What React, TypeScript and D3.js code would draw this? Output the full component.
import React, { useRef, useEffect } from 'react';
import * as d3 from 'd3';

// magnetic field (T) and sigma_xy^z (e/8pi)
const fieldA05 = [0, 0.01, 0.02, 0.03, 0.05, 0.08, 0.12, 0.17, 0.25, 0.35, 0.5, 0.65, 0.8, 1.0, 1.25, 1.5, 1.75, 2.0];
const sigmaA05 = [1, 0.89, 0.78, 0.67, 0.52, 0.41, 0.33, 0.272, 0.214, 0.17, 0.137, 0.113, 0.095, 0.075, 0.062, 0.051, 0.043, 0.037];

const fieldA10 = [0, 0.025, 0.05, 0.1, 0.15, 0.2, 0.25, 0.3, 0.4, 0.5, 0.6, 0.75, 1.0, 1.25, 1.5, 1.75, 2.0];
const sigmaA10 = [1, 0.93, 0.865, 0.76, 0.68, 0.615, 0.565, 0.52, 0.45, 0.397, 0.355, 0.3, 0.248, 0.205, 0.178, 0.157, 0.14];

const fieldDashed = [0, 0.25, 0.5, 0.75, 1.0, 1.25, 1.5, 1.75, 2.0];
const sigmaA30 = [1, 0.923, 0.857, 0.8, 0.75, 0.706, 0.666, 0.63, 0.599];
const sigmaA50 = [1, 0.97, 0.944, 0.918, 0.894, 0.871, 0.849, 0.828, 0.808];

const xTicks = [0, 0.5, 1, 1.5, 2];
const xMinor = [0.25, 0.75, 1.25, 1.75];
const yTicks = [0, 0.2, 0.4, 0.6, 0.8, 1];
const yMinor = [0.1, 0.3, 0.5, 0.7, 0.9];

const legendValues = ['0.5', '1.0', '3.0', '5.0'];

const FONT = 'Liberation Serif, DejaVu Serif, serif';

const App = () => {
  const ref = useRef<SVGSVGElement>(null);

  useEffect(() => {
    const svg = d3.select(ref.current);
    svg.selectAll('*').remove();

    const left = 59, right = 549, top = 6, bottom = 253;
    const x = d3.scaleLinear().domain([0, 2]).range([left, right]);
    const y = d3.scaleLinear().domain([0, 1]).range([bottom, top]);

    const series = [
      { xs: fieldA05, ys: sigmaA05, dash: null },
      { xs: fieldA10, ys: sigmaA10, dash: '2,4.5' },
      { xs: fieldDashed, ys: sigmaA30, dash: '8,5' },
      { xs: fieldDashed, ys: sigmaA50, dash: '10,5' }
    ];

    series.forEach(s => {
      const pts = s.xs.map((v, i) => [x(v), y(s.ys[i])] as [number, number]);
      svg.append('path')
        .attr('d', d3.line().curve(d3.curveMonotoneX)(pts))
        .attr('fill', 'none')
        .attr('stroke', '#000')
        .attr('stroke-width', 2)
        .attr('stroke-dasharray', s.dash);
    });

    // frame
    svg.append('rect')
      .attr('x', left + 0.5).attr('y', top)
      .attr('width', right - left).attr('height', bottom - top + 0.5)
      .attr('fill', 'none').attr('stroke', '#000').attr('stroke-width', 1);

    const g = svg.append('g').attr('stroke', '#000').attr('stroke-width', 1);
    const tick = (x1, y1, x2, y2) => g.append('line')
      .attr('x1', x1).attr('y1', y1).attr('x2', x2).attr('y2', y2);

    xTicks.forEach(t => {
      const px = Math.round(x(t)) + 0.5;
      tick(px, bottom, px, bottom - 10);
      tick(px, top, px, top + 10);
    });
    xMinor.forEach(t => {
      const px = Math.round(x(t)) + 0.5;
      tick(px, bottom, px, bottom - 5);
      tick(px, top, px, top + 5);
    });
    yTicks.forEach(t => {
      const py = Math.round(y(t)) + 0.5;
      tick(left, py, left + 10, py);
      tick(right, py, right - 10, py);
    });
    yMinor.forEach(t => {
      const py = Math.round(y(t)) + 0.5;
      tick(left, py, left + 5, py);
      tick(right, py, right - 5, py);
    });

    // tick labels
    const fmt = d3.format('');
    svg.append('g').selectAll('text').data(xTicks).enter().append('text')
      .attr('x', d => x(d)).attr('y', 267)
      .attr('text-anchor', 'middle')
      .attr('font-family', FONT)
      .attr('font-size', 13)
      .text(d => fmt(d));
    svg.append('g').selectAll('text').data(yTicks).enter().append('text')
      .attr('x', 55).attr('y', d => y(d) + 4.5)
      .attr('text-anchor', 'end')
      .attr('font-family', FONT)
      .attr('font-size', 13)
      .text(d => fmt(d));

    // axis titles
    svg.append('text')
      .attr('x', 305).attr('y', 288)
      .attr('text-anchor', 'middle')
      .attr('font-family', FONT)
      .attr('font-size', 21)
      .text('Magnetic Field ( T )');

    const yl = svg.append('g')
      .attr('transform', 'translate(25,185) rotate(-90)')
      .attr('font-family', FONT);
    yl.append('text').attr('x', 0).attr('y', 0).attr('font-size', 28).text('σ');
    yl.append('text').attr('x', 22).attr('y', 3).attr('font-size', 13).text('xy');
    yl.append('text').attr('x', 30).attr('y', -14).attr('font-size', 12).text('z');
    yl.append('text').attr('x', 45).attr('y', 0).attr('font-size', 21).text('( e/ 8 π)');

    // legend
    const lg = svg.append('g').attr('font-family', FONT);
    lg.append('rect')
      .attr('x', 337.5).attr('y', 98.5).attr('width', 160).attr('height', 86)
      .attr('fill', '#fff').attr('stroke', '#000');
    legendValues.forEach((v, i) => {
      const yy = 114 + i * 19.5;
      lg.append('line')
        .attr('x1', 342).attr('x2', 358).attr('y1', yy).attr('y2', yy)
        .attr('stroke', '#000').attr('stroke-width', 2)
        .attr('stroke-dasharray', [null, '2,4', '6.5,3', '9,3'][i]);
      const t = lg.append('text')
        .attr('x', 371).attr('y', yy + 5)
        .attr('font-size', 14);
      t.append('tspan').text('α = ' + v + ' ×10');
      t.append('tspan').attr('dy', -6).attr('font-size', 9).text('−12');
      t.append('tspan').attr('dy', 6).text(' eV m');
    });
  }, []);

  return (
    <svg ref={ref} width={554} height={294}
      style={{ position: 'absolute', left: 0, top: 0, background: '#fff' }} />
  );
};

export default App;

--

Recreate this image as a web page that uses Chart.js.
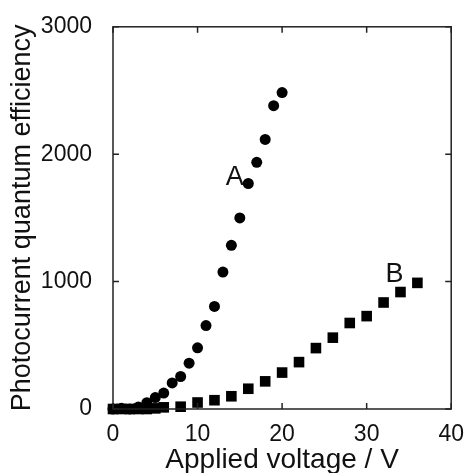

■ GIVEN PROBLEM
From the listing above, collect every line that mentions the word "React".

■ WRITTEN REPLY
What React, TypeScript and D3.js code would draw this? Output the full component.
import React, { useRef, useEffect } from 'react';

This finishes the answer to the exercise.